EXERCISE PROMPT: Pull out every line below that holds the word "this".

(Plotting code records)
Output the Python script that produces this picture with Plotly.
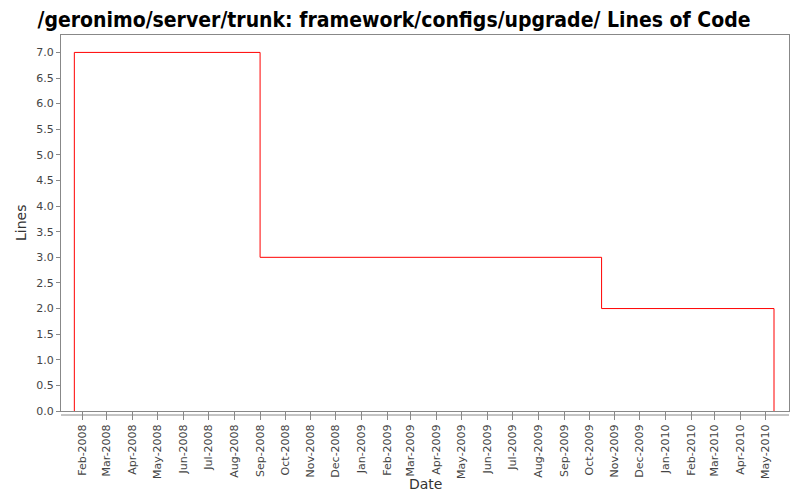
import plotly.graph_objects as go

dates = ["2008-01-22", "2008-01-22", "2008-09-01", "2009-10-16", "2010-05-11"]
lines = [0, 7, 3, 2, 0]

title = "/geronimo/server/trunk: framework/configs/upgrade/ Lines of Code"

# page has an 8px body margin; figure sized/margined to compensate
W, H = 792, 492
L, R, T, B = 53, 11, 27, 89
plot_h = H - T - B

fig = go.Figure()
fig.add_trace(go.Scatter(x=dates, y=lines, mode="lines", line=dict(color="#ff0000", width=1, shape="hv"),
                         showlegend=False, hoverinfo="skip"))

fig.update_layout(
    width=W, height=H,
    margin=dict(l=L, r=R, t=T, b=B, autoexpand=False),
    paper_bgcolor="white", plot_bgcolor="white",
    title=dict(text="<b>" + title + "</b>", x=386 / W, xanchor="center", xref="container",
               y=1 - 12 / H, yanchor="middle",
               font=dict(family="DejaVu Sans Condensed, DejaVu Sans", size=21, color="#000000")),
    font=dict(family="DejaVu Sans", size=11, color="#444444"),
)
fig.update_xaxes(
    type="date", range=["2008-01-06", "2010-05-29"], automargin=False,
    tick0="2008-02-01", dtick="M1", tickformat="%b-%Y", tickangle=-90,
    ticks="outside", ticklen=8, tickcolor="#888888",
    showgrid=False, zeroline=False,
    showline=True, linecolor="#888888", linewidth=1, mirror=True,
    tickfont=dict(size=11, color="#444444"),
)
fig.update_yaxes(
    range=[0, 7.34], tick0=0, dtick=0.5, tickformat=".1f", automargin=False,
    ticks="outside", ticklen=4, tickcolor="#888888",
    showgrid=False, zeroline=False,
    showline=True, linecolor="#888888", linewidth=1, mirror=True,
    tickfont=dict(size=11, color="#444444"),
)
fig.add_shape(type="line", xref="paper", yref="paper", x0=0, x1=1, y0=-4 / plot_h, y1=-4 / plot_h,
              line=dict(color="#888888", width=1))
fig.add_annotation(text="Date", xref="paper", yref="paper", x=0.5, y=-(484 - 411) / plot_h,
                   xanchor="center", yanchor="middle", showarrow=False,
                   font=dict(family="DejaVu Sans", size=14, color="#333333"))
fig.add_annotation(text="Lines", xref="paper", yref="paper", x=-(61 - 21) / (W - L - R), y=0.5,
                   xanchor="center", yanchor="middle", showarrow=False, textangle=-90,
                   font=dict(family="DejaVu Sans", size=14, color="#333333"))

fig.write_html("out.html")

...

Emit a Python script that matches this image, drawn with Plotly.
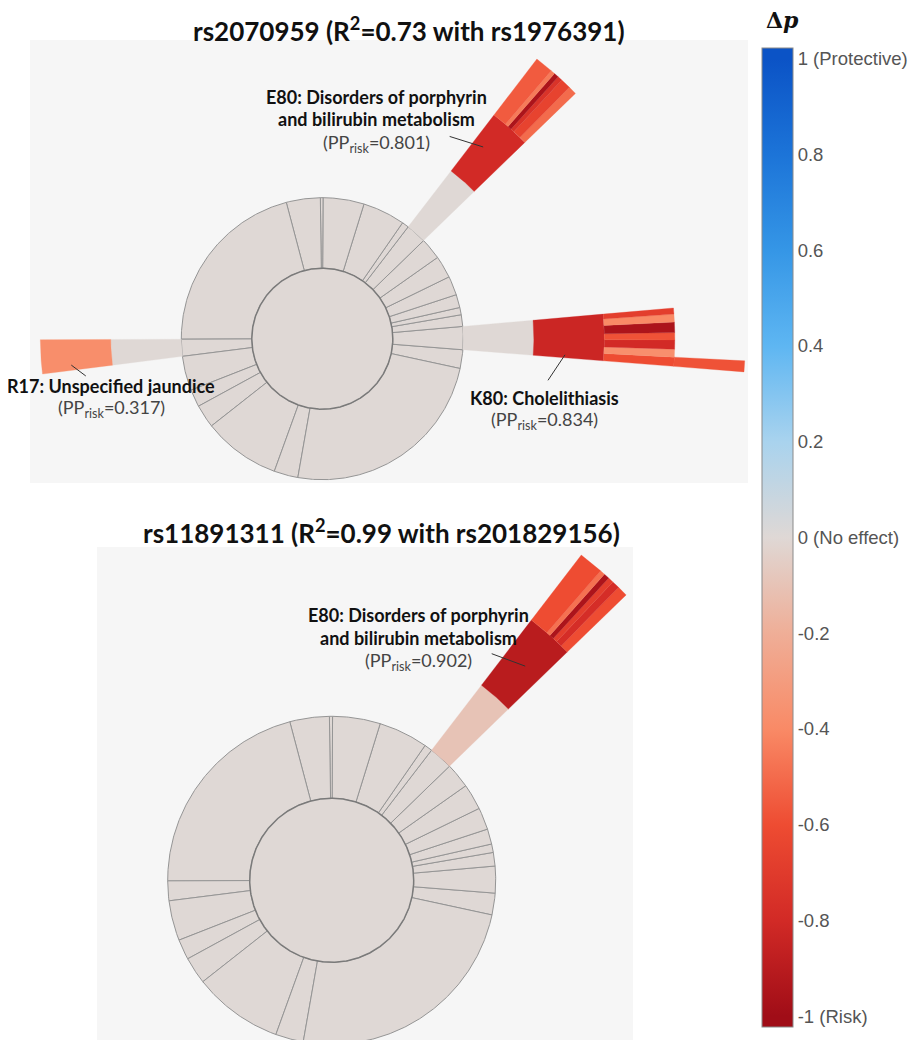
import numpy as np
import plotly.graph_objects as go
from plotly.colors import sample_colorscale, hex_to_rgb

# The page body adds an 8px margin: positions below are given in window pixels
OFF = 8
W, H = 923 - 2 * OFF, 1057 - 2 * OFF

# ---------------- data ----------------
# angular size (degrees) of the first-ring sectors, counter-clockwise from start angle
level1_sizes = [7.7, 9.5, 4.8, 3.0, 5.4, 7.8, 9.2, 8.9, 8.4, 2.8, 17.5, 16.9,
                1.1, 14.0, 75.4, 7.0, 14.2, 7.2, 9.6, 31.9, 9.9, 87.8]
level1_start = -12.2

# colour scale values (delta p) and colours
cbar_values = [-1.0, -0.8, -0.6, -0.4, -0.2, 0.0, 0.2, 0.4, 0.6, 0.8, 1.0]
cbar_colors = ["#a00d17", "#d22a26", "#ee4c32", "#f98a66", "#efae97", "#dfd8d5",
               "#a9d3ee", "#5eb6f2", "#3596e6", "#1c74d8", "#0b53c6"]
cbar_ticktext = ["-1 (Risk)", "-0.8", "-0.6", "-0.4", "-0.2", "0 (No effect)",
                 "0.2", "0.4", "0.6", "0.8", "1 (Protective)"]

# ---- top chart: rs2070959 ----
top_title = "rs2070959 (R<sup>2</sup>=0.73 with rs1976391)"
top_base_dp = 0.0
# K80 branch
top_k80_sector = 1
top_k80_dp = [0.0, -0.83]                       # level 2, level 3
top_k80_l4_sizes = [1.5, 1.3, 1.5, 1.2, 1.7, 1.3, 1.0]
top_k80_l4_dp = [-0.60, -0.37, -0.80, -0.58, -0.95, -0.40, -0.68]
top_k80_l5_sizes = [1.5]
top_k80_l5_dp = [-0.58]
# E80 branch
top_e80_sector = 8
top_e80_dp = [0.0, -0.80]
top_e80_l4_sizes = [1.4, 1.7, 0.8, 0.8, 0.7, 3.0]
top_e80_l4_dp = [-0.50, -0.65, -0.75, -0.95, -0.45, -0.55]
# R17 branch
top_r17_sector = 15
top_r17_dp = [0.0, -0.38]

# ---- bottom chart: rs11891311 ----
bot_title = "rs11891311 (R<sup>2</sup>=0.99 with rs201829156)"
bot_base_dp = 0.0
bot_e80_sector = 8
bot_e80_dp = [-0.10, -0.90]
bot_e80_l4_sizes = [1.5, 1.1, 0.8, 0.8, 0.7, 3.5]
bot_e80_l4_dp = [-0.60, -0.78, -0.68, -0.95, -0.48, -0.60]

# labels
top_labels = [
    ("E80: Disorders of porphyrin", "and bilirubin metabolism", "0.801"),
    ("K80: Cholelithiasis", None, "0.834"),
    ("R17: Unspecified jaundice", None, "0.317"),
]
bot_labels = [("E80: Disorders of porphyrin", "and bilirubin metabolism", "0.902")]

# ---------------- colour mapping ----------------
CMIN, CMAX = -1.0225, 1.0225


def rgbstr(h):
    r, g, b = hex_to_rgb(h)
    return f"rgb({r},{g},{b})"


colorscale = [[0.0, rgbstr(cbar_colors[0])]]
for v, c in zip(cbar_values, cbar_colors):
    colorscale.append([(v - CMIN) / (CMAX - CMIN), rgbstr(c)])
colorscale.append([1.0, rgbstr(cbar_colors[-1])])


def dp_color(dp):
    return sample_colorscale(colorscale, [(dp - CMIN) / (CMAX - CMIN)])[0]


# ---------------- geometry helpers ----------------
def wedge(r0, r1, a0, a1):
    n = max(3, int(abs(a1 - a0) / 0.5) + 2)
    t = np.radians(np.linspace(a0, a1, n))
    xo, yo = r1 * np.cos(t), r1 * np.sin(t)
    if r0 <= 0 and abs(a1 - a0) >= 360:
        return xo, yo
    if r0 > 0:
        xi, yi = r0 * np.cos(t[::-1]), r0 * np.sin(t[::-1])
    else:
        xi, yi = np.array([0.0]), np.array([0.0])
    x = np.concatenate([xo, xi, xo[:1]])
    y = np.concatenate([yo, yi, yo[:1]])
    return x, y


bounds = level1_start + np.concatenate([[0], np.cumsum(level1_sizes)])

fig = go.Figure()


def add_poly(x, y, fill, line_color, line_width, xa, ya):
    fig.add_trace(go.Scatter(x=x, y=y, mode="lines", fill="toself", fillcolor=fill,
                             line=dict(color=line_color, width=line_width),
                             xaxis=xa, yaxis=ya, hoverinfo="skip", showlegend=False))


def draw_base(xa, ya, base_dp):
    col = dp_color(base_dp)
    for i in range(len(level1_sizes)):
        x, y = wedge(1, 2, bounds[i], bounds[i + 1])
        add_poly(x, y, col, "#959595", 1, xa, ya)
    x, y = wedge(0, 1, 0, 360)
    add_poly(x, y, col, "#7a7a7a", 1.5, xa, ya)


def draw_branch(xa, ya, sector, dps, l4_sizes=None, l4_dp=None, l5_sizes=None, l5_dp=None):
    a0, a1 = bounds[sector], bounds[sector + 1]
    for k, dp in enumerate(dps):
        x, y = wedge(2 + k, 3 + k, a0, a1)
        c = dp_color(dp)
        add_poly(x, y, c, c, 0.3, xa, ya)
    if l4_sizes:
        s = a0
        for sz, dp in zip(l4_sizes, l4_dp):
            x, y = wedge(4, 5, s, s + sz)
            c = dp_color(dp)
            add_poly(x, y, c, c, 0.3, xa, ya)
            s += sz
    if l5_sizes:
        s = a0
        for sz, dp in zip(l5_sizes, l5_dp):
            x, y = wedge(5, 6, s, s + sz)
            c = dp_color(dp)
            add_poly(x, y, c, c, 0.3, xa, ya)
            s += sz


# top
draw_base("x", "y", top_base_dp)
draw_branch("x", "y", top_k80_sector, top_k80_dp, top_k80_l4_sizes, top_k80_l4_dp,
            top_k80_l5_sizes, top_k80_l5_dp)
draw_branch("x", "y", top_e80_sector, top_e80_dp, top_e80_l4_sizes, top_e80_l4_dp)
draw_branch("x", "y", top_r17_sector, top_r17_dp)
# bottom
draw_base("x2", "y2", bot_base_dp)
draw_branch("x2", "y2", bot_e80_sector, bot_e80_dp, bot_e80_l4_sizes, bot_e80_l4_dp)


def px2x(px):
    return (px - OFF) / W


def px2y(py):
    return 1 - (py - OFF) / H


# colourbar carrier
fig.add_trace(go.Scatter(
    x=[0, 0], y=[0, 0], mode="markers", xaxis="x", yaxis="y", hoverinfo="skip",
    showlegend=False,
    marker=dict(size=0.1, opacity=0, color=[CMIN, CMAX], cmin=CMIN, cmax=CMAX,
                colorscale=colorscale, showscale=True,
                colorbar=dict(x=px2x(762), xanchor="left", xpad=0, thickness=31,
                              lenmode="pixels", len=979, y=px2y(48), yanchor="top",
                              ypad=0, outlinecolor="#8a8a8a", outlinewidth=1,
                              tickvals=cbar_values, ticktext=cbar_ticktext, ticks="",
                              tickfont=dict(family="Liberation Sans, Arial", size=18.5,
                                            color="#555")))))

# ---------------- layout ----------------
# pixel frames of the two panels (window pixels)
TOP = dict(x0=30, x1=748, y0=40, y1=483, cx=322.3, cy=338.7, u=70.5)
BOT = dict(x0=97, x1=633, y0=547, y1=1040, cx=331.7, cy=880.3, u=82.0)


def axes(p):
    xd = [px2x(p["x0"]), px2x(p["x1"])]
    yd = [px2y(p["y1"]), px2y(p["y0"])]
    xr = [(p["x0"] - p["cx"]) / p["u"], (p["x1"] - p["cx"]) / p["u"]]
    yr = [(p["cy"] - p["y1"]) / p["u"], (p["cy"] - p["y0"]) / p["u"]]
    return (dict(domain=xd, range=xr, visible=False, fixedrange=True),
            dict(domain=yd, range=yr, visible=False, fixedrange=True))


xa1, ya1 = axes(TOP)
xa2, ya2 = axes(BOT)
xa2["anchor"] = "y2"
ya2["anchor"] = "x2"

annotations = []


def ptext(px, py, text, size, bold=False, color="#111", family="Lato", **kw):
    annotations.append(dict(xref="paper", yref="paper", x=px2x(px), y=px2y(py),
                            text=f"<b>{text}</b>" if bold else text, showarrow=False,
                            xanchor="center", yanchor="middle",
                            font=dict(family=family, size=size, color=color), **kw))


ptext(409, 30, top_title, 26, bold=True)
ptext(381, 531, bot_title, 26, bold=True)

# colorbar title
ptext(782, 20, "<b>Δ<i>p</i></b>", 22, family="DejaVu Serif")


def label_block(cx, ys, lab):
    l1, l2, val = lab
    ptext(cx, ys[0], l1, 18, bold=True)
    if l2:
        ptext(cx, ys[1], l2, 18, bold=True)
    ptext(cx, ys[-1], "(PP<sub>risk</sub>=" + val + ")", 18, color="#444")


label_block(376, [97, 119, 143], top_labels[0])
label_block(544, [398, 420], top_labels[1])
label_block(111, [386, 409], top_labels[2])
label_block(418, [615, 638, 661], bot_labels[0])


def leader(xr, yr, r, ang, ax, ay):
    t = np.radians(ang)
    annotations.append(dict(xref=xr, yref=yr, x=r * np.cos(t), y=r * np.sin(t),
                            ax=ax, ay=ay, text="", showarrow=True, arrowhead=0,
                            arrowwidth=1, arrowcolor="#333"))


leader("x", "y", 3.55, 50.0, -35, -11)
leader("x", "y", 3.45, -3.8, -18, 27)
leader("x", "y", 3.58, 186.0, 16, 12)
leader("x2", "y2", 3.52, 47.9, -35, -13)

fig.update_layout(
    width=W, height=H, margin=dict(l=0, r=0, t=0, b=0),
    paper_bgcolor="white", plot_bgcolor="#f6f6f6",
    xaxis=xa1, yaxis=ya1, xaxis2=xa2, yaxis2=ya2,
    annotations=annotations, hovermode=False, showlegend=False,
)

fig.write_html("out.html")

--

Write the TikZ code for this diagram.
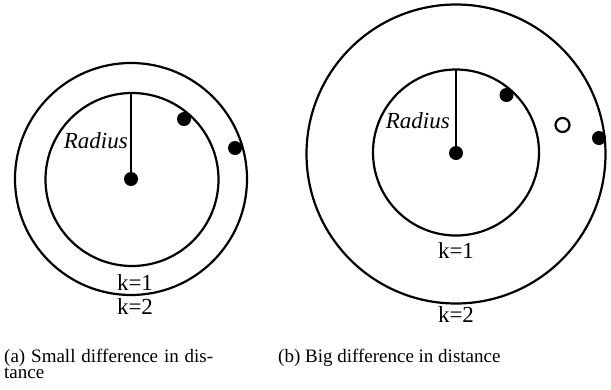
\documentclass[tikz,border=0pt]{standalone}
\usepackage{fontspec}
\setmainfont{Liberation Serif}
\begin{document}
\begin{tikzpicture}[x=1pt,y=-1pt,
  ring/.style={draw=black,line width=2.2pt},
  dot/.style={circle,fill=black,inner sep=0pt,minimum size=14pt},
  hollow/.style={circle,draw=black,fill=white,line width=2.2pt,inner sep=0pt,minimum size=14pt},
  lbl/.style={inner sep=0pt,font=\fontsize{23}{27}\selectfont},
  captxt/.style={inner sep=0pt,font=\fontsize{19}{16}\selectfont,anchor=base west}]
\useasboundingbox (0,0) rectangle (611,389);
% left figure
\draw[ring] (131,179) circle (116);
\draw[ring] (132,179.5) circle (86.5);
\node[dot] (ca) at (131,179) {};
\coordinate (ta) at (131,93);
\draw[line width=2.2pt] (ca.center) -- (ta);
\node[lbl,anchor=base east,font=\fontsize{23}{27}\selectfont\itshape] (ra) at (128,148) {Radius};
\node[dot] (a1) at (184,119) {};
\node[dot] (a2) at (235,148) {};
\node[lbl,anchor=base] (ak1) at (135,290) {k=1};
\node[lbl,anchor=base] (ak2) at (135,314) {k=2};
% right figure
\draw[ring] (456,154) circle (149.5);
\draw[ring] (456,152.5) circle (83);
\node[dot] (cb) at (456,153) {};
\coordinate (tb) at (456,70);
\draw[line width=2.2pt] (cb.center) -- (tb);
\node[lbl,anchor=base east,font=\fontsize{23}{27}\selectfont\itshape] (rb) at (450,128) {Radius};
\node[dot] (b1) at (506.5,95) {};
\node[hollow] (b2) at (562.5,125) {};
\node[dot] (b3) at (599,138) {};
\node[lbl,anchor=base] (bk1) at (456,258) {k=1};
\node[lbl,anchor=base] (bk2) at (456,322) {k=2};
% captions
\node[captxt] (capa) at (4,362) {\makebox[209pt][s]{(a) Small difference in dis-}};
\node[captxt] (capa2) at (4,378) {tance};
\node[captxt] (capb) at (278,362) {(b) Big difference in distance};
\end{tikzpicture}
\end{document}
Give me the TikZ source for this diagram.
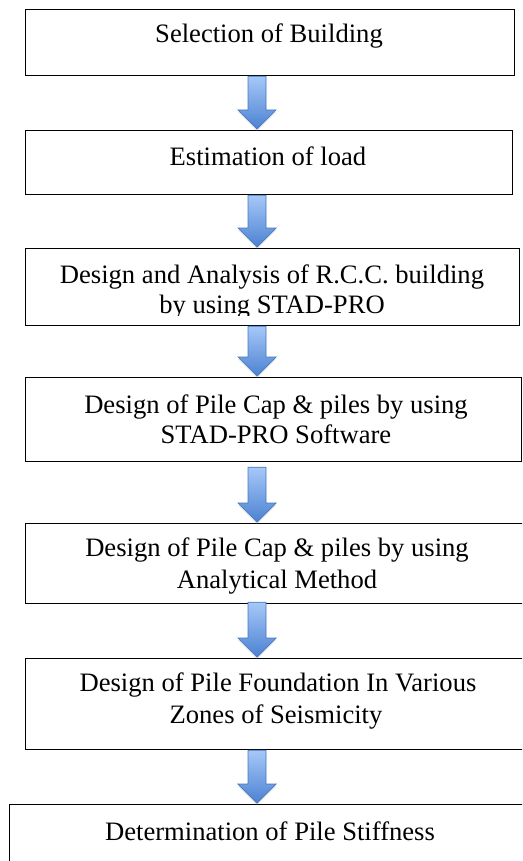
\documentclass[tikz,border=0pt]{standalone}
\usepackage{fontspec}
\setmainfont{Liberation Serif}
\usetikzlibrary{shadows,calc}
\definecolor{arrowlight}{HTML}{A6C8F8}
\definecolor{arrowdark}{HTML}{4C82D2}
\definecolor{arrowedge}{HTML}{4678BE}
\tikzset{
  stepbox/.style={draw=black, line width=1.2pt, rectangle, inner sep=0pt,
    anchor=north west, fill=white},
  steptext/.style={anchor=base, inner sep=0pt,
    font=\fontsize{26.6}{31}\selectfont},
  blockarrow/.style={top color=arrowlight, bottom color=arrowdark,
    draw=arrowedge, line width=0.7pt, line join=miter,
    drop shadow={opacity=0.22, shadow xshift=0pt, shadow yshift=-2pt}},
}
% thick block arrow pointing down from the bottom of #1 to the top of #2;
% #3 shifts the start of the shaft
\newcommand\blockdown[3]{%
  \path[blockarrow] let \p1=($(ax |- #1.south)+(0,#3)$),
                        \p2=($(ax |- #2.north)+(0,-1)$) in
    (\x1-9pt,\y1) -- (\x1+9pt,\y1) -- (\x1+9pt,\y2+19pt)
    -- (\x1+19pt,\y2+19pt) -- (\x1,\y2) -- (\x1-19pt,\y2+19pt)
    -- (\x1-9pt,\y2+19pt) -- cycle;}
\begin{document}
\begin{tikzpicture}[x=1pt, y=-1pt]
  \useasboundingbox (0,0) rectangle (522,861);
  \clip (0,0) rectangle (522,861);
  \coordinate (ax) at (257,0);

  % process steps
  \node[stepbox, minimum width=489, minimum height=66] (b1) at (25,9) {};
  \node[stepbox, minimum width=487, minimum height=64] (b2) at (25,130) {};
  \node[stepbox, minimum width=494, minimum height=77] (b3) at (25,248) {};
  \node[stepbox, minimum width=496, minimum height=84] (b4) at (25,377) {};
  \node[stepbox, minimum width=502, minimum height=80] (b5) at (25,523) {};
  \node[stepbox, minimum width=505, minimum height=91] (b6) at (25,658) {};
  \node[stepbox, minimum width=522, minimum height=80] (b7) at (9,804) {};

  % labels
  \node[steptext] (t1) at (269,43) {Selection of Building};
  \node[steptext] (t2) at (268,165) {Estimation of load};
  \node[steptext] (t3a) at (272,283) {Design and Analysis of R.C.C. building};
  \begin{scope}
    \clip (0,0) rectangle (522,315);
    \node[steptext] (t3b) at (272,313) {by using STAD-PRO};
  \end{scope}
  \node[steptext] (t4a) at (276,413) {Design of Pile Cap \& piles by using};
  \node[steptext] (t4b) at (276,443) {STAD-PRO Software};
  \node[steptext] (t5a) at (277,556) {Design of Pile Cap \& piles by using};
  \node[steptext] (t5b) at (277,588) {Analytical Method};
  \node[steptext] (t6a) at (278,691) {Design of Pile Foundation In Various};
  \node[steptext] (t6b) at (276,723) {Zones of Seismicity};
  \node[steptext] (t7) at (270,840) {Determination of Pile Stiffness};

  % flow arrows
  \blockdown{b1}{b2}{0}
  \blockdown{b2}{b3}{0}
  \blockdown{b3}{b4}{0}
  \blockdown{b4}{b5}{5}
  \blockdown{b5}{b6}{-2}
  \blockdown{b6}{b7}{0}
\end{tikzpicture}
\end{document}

FINISHED ANSWER:
Output the Python script that produces this picture with Plotly.
Emit a Python script that matches this image, drawn with Plotly.
Write the TikZ code for this diagram.
Give me the TikZ source for this diagram.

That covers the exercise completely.